* [Requirements]: Tally up the lines carrying the string "this" and respond with only the resulting number.

[Data entries]
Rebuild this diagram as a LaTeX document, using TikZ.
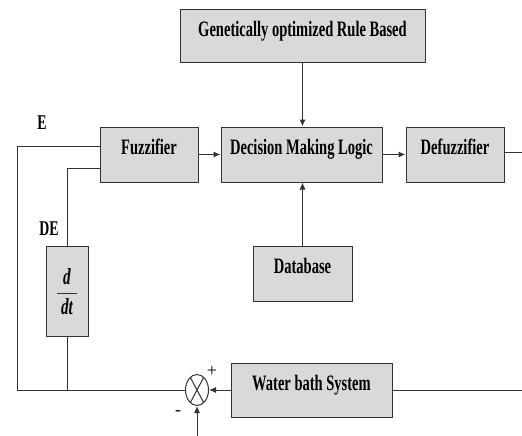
\documentclass[tikz,border=0pt]{standalone}
\usepackage{fontspec}
\setmainfont{Liberation Serif}
\newfontfamily\diagfont[FakeStretch=0.66]{Liberation Serif}
\usetikzlibrary{arrows.meta,shapes.geometric}
\definecolor{boxfill}{RGB}{217,217,217}
\definecolor{linecol}{RGB}{50,50,50}
\tikzset{
  blk/.style={draw=linecol, line width=1pt, fill=boxfill, rectangle, inner sep=0pt,
    font=\diagfont\bfseries\fontsize{22}{24}\selectfont, text height=11pt, text depth=11pt},
  wire/.style={draw=linecol, line width=1pt},
  arr/.style={wire, -{Latex[length=7pt,width=6pt]}},
  lbl/.style={font=\diagfont\bfseries\fontsize{21}{23}\selectfont, inner sep=0pt, anchor=base},
}
\begin{document}
\begin{tikzpicture}[x=1pt,y=-1pt]
\useasboundingbox (0,0) rectangle (522,436);
\node[blk, minimum width=245pt, minimum height=53pt] (gen) at (302.5,36.5) {Genetically optimized Rule Based};
\node[blk, minimum width=98pt, minimum height=55pt] (fuzz) at (149,154.5) {Fuzzifier};
\node[blk, minimum width=161pt, minimum height=55pt] (dml) at (301.5,154.5) {Decision Making Logic};
\node[blk, minimum width=98pt, minimum height=55pt] (defuzz) at (455,154.5) {Defuzzifier};
\node[blk, minimum width=99pt, minimum height=55pt] (db) at (302.5,273.5) {Database};
\node[blk, minimum width=42pt, minimum height=90pt, text height=0pt, text depth=0pt] (ddt) at (67,291) {};
\node[blk, minimum width=161pt, minimum height=54pt] (water) at (311.5,390) {Water bath System};
\node[draw=linecol, line width=1pt, fill=white, ellipse, minimum width=23pt, minimum height=31pt, inner sep=0pt] (sum) at (197,390) {};
\draw[wire] (sum.62) -- (sum.242) (sum.118) -- (sum.298);

% d/dt
\node[inner sep=0pt, font=\diagfont\bfseries\itshape\fontsize{23}{25}\selectfont] (dd) at (67,277) {d};
\node[inner sep=0pt, font=\diagfont\bfseries\itshape\fontsize{23}{25}\selectfont] (ddd) at (67,307) {dt};
\draw[wire] (57,293) -- (77,293);

% labels
\node[lbl] (elbl) at (42,129) {E};
\node[lbl] (delbl) at (49,235) {DE};
\node[inner sep=0pt, font=\fontsize{18}{20}\selectfont] (plus) at (212,371) {+};
\node[inner sep=0pt, font=\fontsize{18}{20}\selectfont] (minus) at (178,413) {-};

% coordinates
\coordinate (eR) at ([yshift=8.5pt]fuzz.west);
\coordinate (deR) at ([yshift=-13.5pt]fuzz.west);
\coordinate (eTop) at (17,146);
\coordinate (eBot) at (17,390);
\coordinate (deTop) at (67,168);
\coordinate (ddtBot) at (67,390);
\coordinate (rightTop) at (522,152);
\coordinate (rightBot) at (522,390);
\coordinate (refIn) at (197,436);

% connectors
\draw[arr] (gen.south) -- (gen.south |- dml.north);
\draw[arr] (db.north) -- (db.north |- dml.south);
\draw[arr] (fuzz.east) -- (dml.west);
\draw[arr] (dml.east) -- (defuzz.west);
\draw[wire] (defuzz.east |- rightTop) -- (rightTop);
\draw[wire] (water.east) -- (rightBot);
\draw[arr] (water.west) -- (sum.east);
\draw[arr] (refIn) -- (sum.south);
\draw[wire] (eR) -- (eTop) -- (eBot) -- (sum.west);
\draw[wire] (deR) -- (deTop) -- (ddt.north);
\draw[wire] (ddt.south) -- (ddtBot);
\end{tikzpicture}
\end{document}
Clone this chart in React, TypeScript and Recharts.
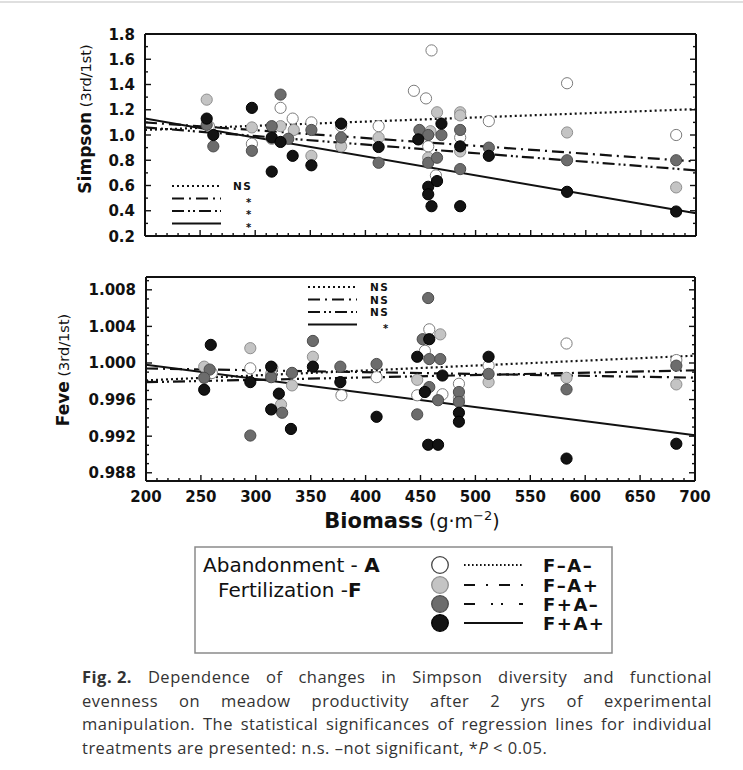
import React from 'react';
import { ComposedChart, Scatter, Line, XAxis, YAxis } from 'recharts';

type Pt = [number, number];

// axis labels
const xMajor = [200, 250, 300, 350, 400, 450, 500, 550, 600, 650, 700];
const simpsonMajor = [0.2, 0.4, 0.6, 0.8, 1.0, 1.2, 1.4, 1.6, 1.8];
const feveMajor = [0.988, 0.992, 0.996, 1.0, 1.004, 1.008];

const treatments = ['F–A–', 'F–A+', 'F+A–', 'F+A+'];
const simpsonSignif = ['NS', '*', '*', '*'];
const feveSignif = ['NS', 'NS', 'NS', '*'];

// Simpson (3rd/1st) vs biomass
const simpsonFmAm: Pt[] = [
  [258, 1.07], [297, 0.93], [323, 1.215], [334, 1.13], [351, 1.1], [378, 1.07], [412, 1.07],
  [444, 1.35], [455, 1.29], [460, 1.67], [457, 0.91], [464, 0.68], [486, 0.98], [512, 1.11],
  [583, 1.41], [682, 1.0],
];
const simpsonFmAp: Pt[] = [
  [256, 1.28], [297, 1.06], [323, 1.07], [315, 0.97], [335, 1.04], [351, 0.835], [378, 0.91],
  [412, 0.98], [465, 1.18], [457, 0.82], [459, 1.03], [486, 1.18], [486, 1.155], [486, 0.87],
  [583, 1.02], [682, 0.585],
];
const simpsonFpAm: Pt[] = [
  [262, 0.91], [256, 1.08], [297, 0.875], [323, 1.32], [315, 1.07], [330, 0.97], [351, 1.04],
  [378, 0.98], [412, 0.78], [449, 1.04], [457, 1.0], [469, 1.0], [457, 0.78], [465, 0.82],
  [486, 1.04], [486, 0.73], [512, 0.9], [583, 0.8], [682, 0.8],
];
const simpsonFpAp: Pt[] = [
  [256, 1.13], [262, 1.0], [297, 1.215], [315, 0.98], [323, 0.945], [315, 0.71], [334, 0.835],
  [351, 0.76], [378, 1.09], [412, 0.905], [448, 0.965], [469, 1.09], [457, 0.59], [457, 0.53],
  [465, 0.635], [460, 0.436], [486, 0.91], [486, 0.436], [512, 0.835], [583, 0.55], [682, 0.394],
];

// Feve (3rd/1st) vs biomass
const feveFmAm: Pt[] = [
  [260, 0.9989], [295, 0.99942], [315, 0.9995], [378, 0.99647], [410, 0.99845], [447, 0.99647],
  [454, 1.00133], [458, 1.00368], [470, 0.99658], [485, 0.99773], [512, 0.99971], [583, 1.00213],
  [683, 1.00032],
];
const feveFmAp: Pt[] = [
  [253, 0.9996], [295, 1.00162], [314, 0.99881], [323, 0.99546], [333, 0.99755], [352, 1.00068],
  [447, 0.99816], [468, 1.00313], [485, 0.9962], [512, 0.99791], [583, 0.99838], [683, 0.99766],
];
const feveFpAm: Pt[] = [
  [258, 0.99928], [253, 0.99838], [295, 0.99207], [314, 0.99845], [324, 0.99456], [333, 0.99892],
  [352, 1.00241], [377, 0.9996], [410, 0.99989], [447, 0.99438], [457, 1.0071], [452, 1.0026],
  [458, 1.00043], [468, 1.00043], [458, 0.99737], [466, 0.99593], [485, 0.99683], [485, 0.99575],
  [512, 0.99881], [583, 0.99712], [683, 0.99971],
];
const feveFpAp: Pt[] = [
  [253, 0.99708], [259, 1.00198], [295, 0.99791], [314, 0.9996], [314, 0.99492], [321, 0.99665],
  [332, 0.99279], [352, 0.9996], [377, 0.99791], [410, 0.99412], [447, 1.00068], [458, 1.0026],
  [470, 0.99863], [454, 0.99683], [457, 0.99106], [466, 0.99106], [485, 0.99456], [485, 0.99358],
  [512, 1.00068], [583, 0.98955], [683, 0.99117],
];

// regression lines, values at biomass 200 and 700
const fitX = [200, 700];
const simpsonFitFmAm = [1.04, 1.205];
const simpsonFitFmAp = [1.1, 0.79];
const simpsonFitFpAm = [1.06, 0.72];
const simpsonFitFpAp = [1.13, 0.38];
const feveFitFmAm = [0.9981, 1.0008];
const feveFitFmAp = [0.9994, 0.9984];
const feveFitFpAm = [0.9979, 0.9992];
const feveFitFpAp = [0.9998, 0.9921];

const FONT = '"DejaVu Sans", sans-serif';
const INK = '#111';

const STYLES = [
  { fill: '#ffffff', stroke: '#7c7c7c', dash: '2 3' },
  { fill: '#c4c4c4', stroke: '#8f8f8f', dash: '12 5 2 5' },
  { fill: '#6c6c6c', stroke: '#4c4c4c', dash: '12 4 2 3 2 4' },
  { fill: '#131313', stroke: '#000000', dash: undefined },
];

const steps = (from: number, to: number, step: number) => {
  const out: number[] = [];
  for (let v = from; v <= to + step / 2; v += step) out.push(Math.round(v * 10000) / 10000);
  return out;
};
const isMajor = (v: number, majors: number[]) => majors.some((m) => Math.abs(m - v) < 1e-7);

const toPoints = (pts: Pt[]) => pts.map(([x, y]) => ({ x, y }));
const toFit = (ys: number[]) => fitX.map((x, i) => ({ x, y: ys[i] }));

const dot = (i: number) => (props: any) => {
  const { cx, cy } = props;
  if (cx == null || cy == null) return <g />;
  return <circle cx={cx} cy={cy} r={5.6} fill={STYLES[i].fill} stroke={STYLES[i].stroke} strokeWidth={1} />;
};

const xTick = (side: 'top' | 'bottom', labels: boolean) => (props: any) => {
  const { x, y, payload } = props;
  const major = isMajor(payload.value, xMajor);
  const len = major ? 6 : 3;
  const dir = side === 'bottom' ? -1 : 1;
  return (
    <g>
      <line x1={x} y1={y} x2={x} y2={y + dir * len} stroke={INK} strokeWidth={1.4} />
      {labels && major && (
        <text x={x} y={y + 21} textAnchor="middle" fontFamily={FONT} fontWeight="bold" fontSize={15} fill={INK}>
          {payload.value}
        </text>
      )}
    </g>
  );
};

const yTick = (side: 'left' | 'right', majors: number[], digits: number) => (props: any) => {
  const { x, y, payload } = props;
  const major = isMajor(payload.value, majors);
  const len = major ? 6 : 3;
  const dir = side === 'left' ? 1 : -1;
  return (
    <g>
      <line x1={x} y1={y} x2={x + dir * len} y2={y} stroke={INK} strokeWidth={1.4} />
      {side === 'left' && major && (
        <text x={x - 10} y={y + 5.5} textAnchor="end" fontFamily={FONT} fontWeight="bold" fontSize={15} fill={INK}>
          {payload.value.toFixed(digits)}
        </text>
      )}
    </g>
  );
};

interface PanelProps {
  series: Pt[][];
  fits: number[][];
  yDomain: [number, number];
  yTicks: number[];
  yMajors: number[];
  digits: number;
  xLabels: boolean;
  top: number;
  height: number;
  margin: { top: number; right: number; bottom: number; left: number };
}

function Panel({ series, fits, yDomain, yTicks, yMajors, digits, xLabels, top, height, margin }: PanelProps) {
  const xTicks = steps(200, 700, 10);
  const axisLine = { stroke: INK, strokeWidth: 2 };
  return (
    <div style={{ position: 'absolute', left: 0, top }}>
      <ComposedChart width={743} height={height} margin={margin}>
        <XAxis xAxisId="b" dataKey="x" type="number" domain={[200, 700]} ticks={xTicks} interval={0}
          height={1} tickSize={0} tickMargin={0} tickLine={false} axisLine={axisLine} tick={xTick('bottom', xLabels)} />
        <XAxis xAxisId="t" orientation="top" dataKey="x" type="number" domain={[200, 700]} ticks={xTicks} interval={0}
          height={1} tickSize={0} tickMargin={0} tickLine={false} axisLine={axisLine} tick={xTick('top', false)} />
        <YAxis yAxisId="l" dataKey="y" type="number" domain={yDomain} allowDataOverflow ticks={yTicks} interval={0}
          width={1} tickSize={0} tickMargin={0} tickLine={false} axisLine={axisLine} tick={yTick('left', yMajors, digits)} />
        <YAxis yAxisId="r" orientation="right" dataKey="y" type="number" domain={yDomain} allowDataOverflow ticks={yTicks}
          interval={0} width={1} tickSize={0} tickMargin={0} tickLine={false} axisLine={axisLine}
          tick={yTick('right', yMajors, digits)} />
        {series.map((pts, i) => (
          <Scatter key={`s${i}`} xAxisId="b" yAxisId="l" data={toPoints(pts)} shape={dot(i)} isAnimationActive={false} />
        ))}
        {fits.map((ys, i) => (
          <Line key={`f${i}`} xAxisId="b" yAxisId="l" data={toFit(ys)} dataKey="y" type="linear" dot={false}
            activeDot={false} stroke={INK} strokeWidth={i === 3 ? 2 : 2.2} strokeDasharray={STYLES[i].dash}
            isAnimationActive={false} />
        ))}
      </ComposedChart>
    </div>
  );
}

function KeyLines({ x, ys, labels, labelX }: { x: number; ys: number[]; labels: string[]; labelX: number }) {
  return (
    <g>
      {ys.map((y, i) => (
        <g key={i}>
          <line x1={x} x2={x + 49} y1={y} y2={y} stroke={INK} strokeWidth={2} strokeDasharray={STYLES[i].dash} />
          <text x={labels[i] === '*' ? labelX + 13 : labelX} y={labels[i] === '*' ? y + 7 : y + 4}
            fontFamily={FONT} fontWeight="bold" fontSize={labels[i] === '*' ? 10 : 10.5} letterSpacing={labels[i] === '*' ? 0 : 1.5}
            fill={INK}>
            {labels[i]}
          </text>
        </g>
      ))}
    </g>
  );
}

export default function App() {
  return (
    <div style={{ position: 'absolute', left: 0, top: 0, width: 743, height: 770, background: '#fff', overflow: 'hidden' }}>
      <Panel
        series={[simpsonFmAm, simpsonFmAp, simpsonFpAm, simpsonFpAp]}
        fits={[simpsonFitFmAm, simpsonFitFmAp, simpsonFitFpAm, simpsonFitFpAp]}
        yDomain={[0.2, 1.8]}
        yTicks={steps(0.2, 1.8, 0.1)}
        yMajors={simpsonMajor}
        digits={1}
        xLabels={false}
        top={0}
        height={262}
        margin={{ top: 33, right: 46, bottom: 25, left: 144 }}
      />
      <Panel
        series={[feveFmAm, feveFmAp, feveFpAm, feveFpAp]}
        fits={[feveFitFmAm, feveFitFmAp, feveFitFpAm, feveFitFpAp]}
        yDomain={[0.9871, 1.0094]}
        yTicks={steps(0.988, 1.009, 0.001)}
        yMajors={feveMajor}
        digits={3}
        xLabels={true}
        top={250}
        height={262}
        margin={{ top: 26, right: 47, bottom: 30, left: 145 }}
      />
      <svg width={743} height={770} style={{ position: 'absolute', left: 0, top: 0, pointerEvents: 'none' }}>
        <line x1={0} x2={743} y1={2} y2={2} stroke="#d4d4d4" strokeWidth={1.5} />
        <text transform="translate(91,119) rotate(-90)" textAnchor="middle" fontFamily={FONT} fill={INK}>
          <tspan fontWeight="bold" fontSize={17}>Simpson</tspan>
          <tspan fontSize={14.5}> (3rd/1st)</tspan>
        </text>
        <text transform="translate(69,370) rotate(-90)" textAnchor="middle" fontFamily={FONT} fill={INK}>
          <tspan fontWeight="bold" fontSize={17}>Feve</tspan>
          <tspan fontSize={14.5}> (3rd/1st)</tspan>
        </text>
        <text x={412} y={528} textAnchor="middle" fontFamily={FONT} fill={INK}>
          <tspan fontWeight="bold" fontSize={21}>Biomass</tspan>
          <tspan fontSize={19}> (g·m</tspan>
          <tspan fontSize={13} dy={-8}>−2</tspan>
          <tspan fontSize={19} dy={8}>)</tspan>
        </text>
        <KeyLines x={172} ys={[186, 198.5, 211, 223.5]} labels={simpsonSignif} labelX={233} />
        <KeyLines x={308} ys={[287, 299.5, 312, 324.5]} labels={feveSignif} labelX={370} />

        <rect x={195} y={547} width={417} height={106} fill="none" stroke="#8a8a8a" strokeWidth={1.5} />
        <text x={203} y={572} fontFamily={FONT} fontSize={20} fill={INK}>
          Abandonment - <tspan fontWeight="bold">A</tspan>
        </text>
        <text x={218} y={597} fontFamily={FONT} fontSize={20} fill={INK}>
          Fertilization -<tspan fontWeight="bold">F</tspan>
        </text>
        {treatments.map((t, i) => {
          const y = [565, 585, 604, 623][i];
          return (
            <g key={t}>
              <circle cx={440} cy={y} r={8.3} fill={STYLES[i].fill} stroke={i === 0 ? '#444' : STYLES[i].stroke} strokeWidth={1.3} />
              <line x1={464} x2={523} y1={y} y2={y} stroke={INK} strokeWidth={1.8}
                strokeDasharray={['1.6 2.4', '11 11 2 11', '11 16 2 8 2 16', undefined][i]} />
              <text x={543} y={y + 7} fontFamily={FONT} fontWeight="bold" fontSize={18} letterSpacing={1.5} fill={INK}>{t}</text>
            </g>
          );
        })}
      </svg>
      <div style={{ position: 'absolute', left: 82, top: 665, width: 630, fontFamily: '"Open Sans", sans-serif', fontSize: 16.5, letterSpacing: 0.5, lineHeight: '23.5px', color: '#333' }}>
        <div style={{ textAlign: 'justify', textAlignLast: 'justify' }}><b style={{ whiteSpace: 'nowrap', display: 'inline-block' }}>Fig. 2.</b> Dependence of changes in Simpson diversity and functional</div>
        <div style={{ textAlign: 'justify', textAlignLast: 'justify' }}>evenness on meadow productivity after 2 yrs of experimental</div>
        <div style={{ textAlign: 'justify', textAlignLast: 'justify' }}>manipulation. The statistical significances of regression lines for individual</div>
        <div>treatments are presented: n.s. –not significant, *<i>P</i> &lt; 0.05.</div>
      </div>
    </div>
  );
}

* [Solution to the exercise]: 2